Statement: Almasdar demands the release of the kidnapped journalists
On the sixth anniversary of the Houthi kidnapping of nine Yemeni journalists in Sana’a, including a staff member of Almasdar Media Corporation, Tawfiq Al-Mansoori, we remind the world of this forgotten tragedy and emphasize that journalists deserve protection and support as they put their lives at risk while performing their duties to defend the rights of society.
We call on all local and international organizations concerned with defending rights and public freedoms to take serious action to save the lives of four of these detained journalists, whose lives are at increased risk behind bars as a result of their deteriorating health and denied access to medical treatment.
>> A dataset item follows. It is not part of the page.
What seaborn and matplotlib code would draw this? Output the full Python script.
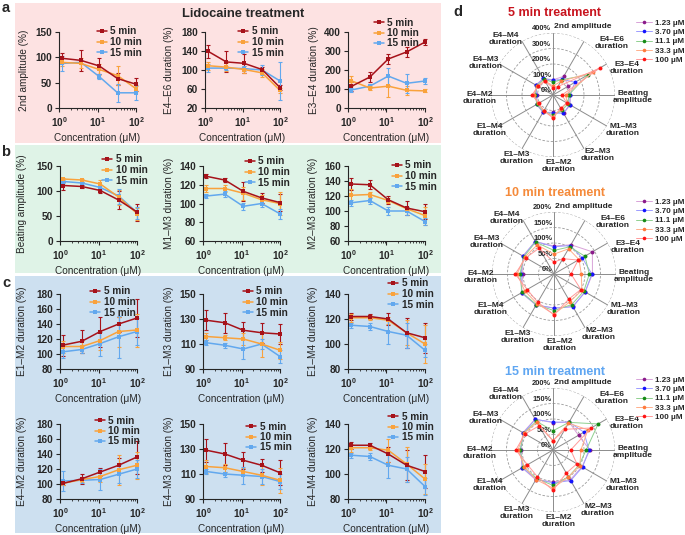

The dangers facing journalists detained in prisons controlled by Houthi militia are reflected in the death sentence issued by a Houthi-controlled court based upon fabricated charges. Journalists who remained in Sana’a after the outbreak of the war constituted a source of inconvenience to the Houthis as the group tightened its grip on the capital. As a result, the Houthis moved to eliminate any presence of media that did not adopt its vision, subjecting many of them to enforced disappearance, psychological and physical torture.
The dire situation of press freedom in Yemen today reveals either the weakness and inability or the lack of seriousness of the world in defending freedom of the press, which is one of the finest forms of human development.
The Houthi coup and the war they have waged have devastated what generations of Yemenis fought for and sacrificed since the launch of the national movement in the mid-1930s.
The September 1962 and October 1963 revolutions and Yemeni unity on May 22, 1990, which was linked to political pluralism and freedom of the press, and the peaceful revolution in February 2011, represented important milestones that constituted a shift in expanding the margins of press freedom. The Arab Spring-inspired revolution expanded the space for journalists to address public issues and express their critical opinions of the performance of government and other decision-makers and opened the door to owning audio-visual media for the first time in the history of Yemen. The Houthi coup marked a terrible setback for press freedom, public freedoms and human rights. It has led to the elimination of jobs for hundreds of journalists whose reporting was their only source of income, while dozens of them were pushed into exile or displaced to other areas of the country.
We renew our call to the United Nations envoy to Yemen and the ambassadors of the countries sponsoring the peace process in Yemen to play their role in putting pressure on the Houthi militia to release journalist Tawfiq Al-Mansoori and his colleagues Abdul-Khaleq Omran, Akram Al-Walidi and Harith Hamid, and to reveal the fate of journalist Waheed Al-Sufi, who was forcibly disappeared in Sana'a in early 2015.
We express our full and absolute solidarity with all of our colleagues who have been kidnapped and forcibly disappeared in prisons affiliated with armed groups or de facto authorities, and we stress the need to work to reveal the fate of journalist Muhammad Al-Maqri, who was kidnapped by Al-Qaeda extremists during its control of the city of Mukalla in Hadramout governorate in 2015.